UK inflation will remain higher than the Bank of England’s 2 per cent target until at least 2015, according to a study that highlights the effect of a slowdown in global imports.
James Carrick, an economist at Legal & General Investment Management and author of the report, says the amount of goods and services that countries are importing relative to GDP has plateaued for the past six years, after rising steadily for the past few decades. Reasons for this include a rise in the amount of goods that China is creating and exporting, and a sharp fall in the country’s imports since 2005.
‘From the 1980s, total global imports as a proportion of total spending rose pretty consistently,’ Carrick says.
‘China joined the World Trade Organisation in 2001, which should have led to a surge in trade between China and the rest of the world as barriers were reduced. But China’s demand for imports has faded […] and it has become more successful and able to sell its own products.’
Carrick argues that the data suggests global trading may have peaked, which should cause higher global inflation. This is because trade boosts efficiency and competitiveness and reduces prices. ‘If you’re not importing more products you can’t keep cutting the cost,’ he says.
Indeed in the UK consumer goods inflation (with energy prices stripped out) has risen steadily since 2009 as UK imports have remained static.
According to Carrick, rising global trading has had the effect of reducing UK inflation by one percentage point from 1997 to 2007.
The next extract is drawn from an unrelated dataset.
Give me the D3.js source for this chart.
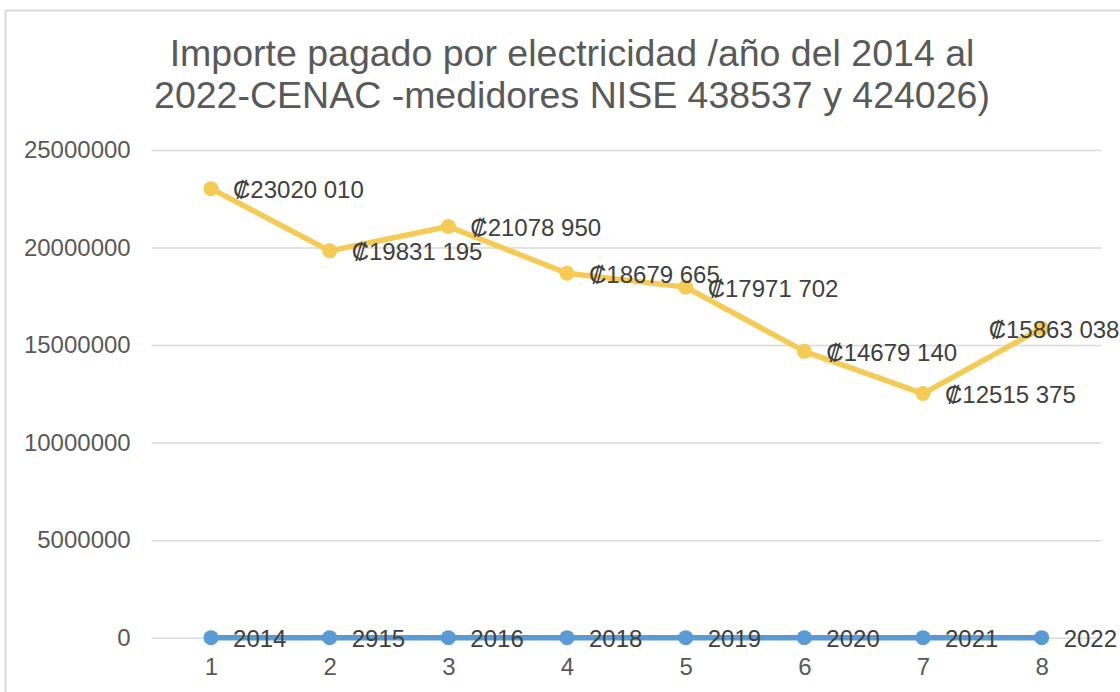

If global trading has peaked, Carrick now forecasts that UK inflation will be one percentage point higher each year. He predicts that Consumer Prices Inflation will be 2.6 per cent in 2013 and 2.5 per cent in 2014, higher than the Bank of England’s target.
‘Of course the bank could force inflation lower by ruling out further quantitative easing and raising interest rates, but this would push growth even lower,’ he says.
‘We think the bank will view the cost of taming inflation as too high, and continue to tolerate higher inflation.’
In contrast to Carrick’s views, economic consultancy Capital Economics predicts that CPI inflation will average 2.7 per cent in 2013 and fall to 1.7 per cent in 2014.
UK CPI inflation was 2.8 per cent in March, and Stephen Jones, chief investment officer at investment firm Kames Capital, believes inflation will stay at around or slightly above that level for a while, due to the weakness in sterling.
Adrian Lowcock, senior investment manager at Hargreaves Lansdown, agrees, saying the weak pound means the cost of imports will rise, leading to inflation ‘persistently above the 2 per cent target’.